Still, the two are about as close as friends as can be. Stump was the best man at Wentz’s wedding, as well as the one who “talked him off the cliff” when the penis photos hit the Web. (“Things literally could not have gotten worse,” Wentz says now. “I was just a wingman for my cock.”)
Often, however, the pair’s folie à deux doesn’t leave much room for numbers trois and quatre. The first time I meet Andy Hurley., in his dressing room at the video shoot, he’s feeling suicidal. “If the Packers don’t get this first down I’m going to kill myself,” says the drummer, watching his beloved Packers struggle against the Vikings. When Green Bay’s kicker misses the game-winning field goal, Hurley slams his iPhone onto the table, gets up and, without a word, starts punching the metal door frame, and doesn’t stop for 45 seconds.

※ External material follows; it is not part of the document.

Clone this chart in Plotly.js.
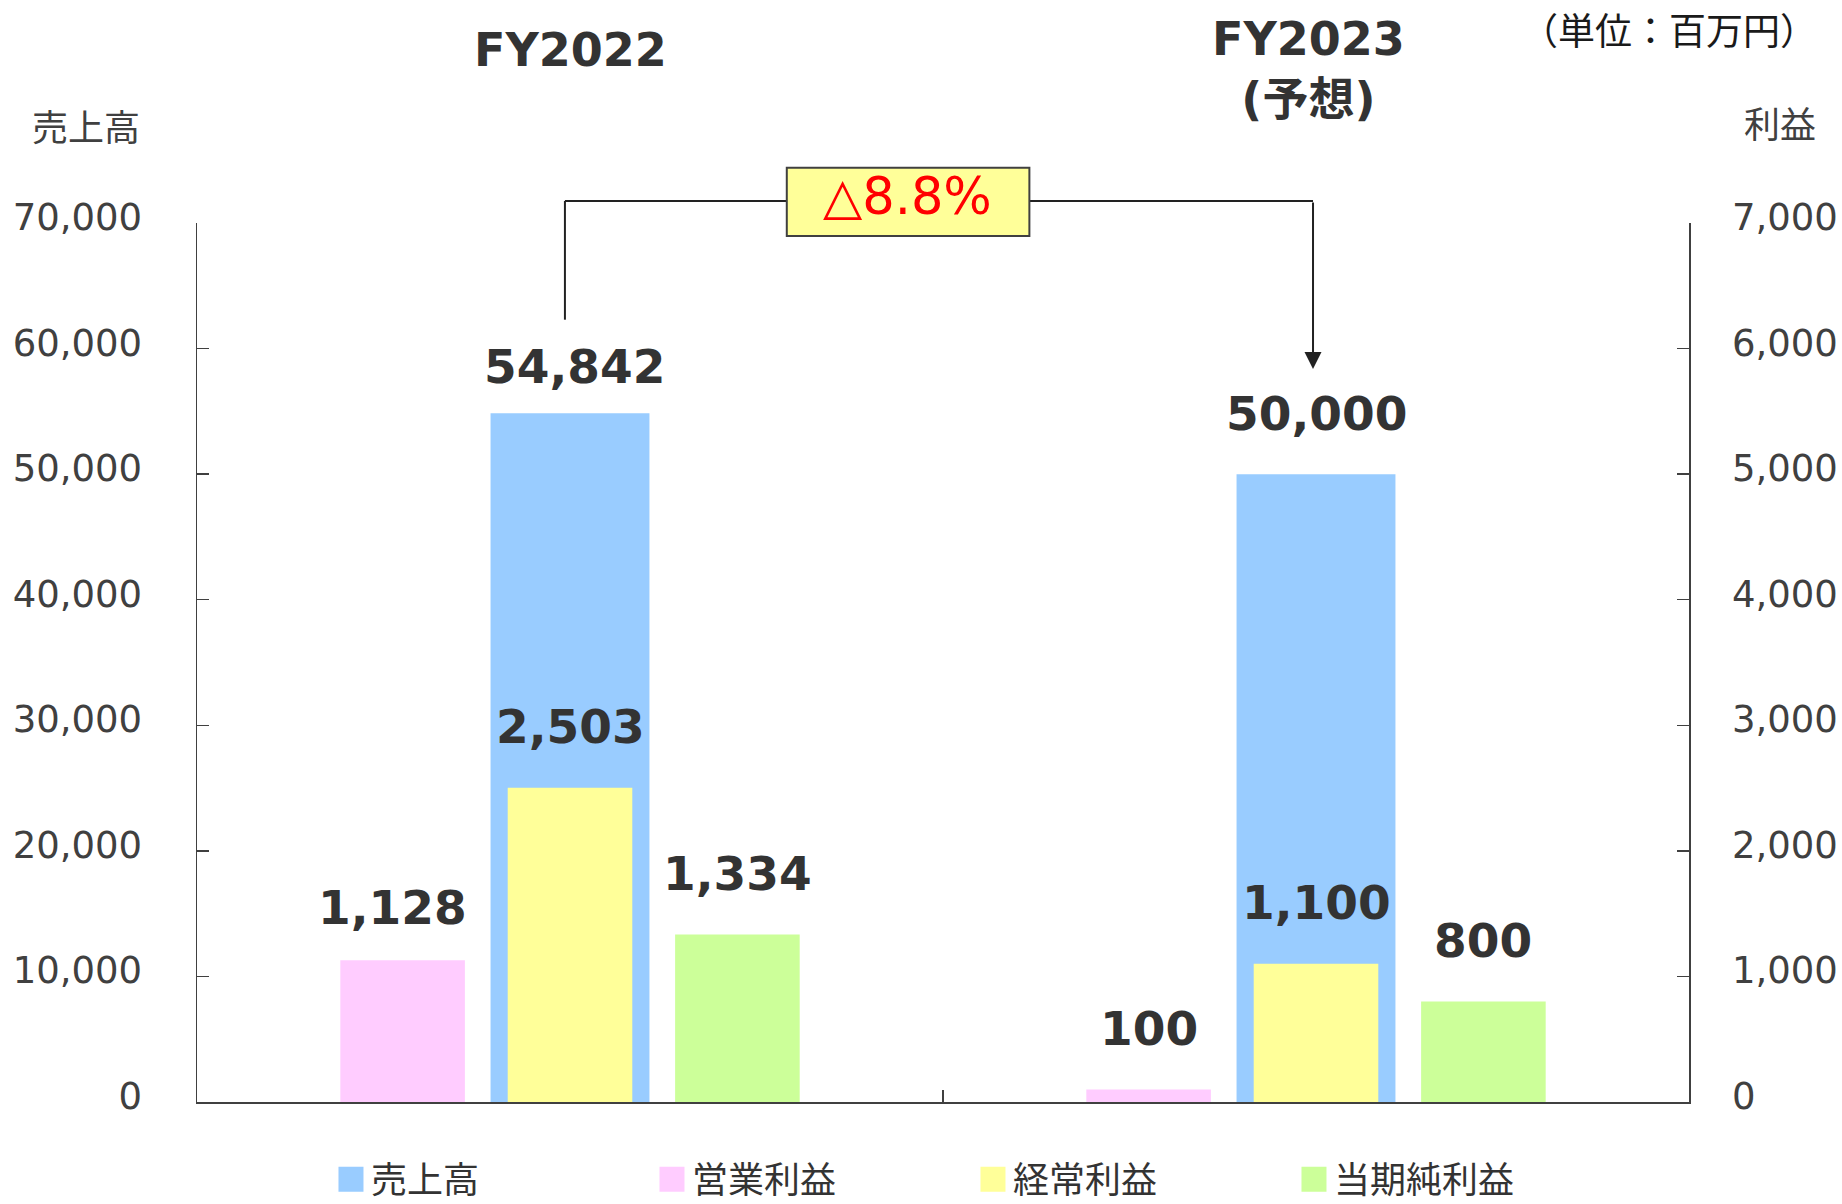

Let’s face it: The dude’s a little weird. A self-described “anarcho-savagist,” Hurley believes that civilization is on its way out, and the sooner the better—he opposes conservation, supports ecoterrorism, and plans to use his Fall Out Boy money to buy land in northern Wisconsin and ride out the apocalypse. He shares a house in Milwaukee with four vegan straight-edge buddies, where they play kickball on Thursdays and practice jujitsu every morning. They call it Fuck City. “I don’t really get into that red-carpet stuff,” Hurley says, somewhat unnecessarily. “I like to keep things pretty simple.”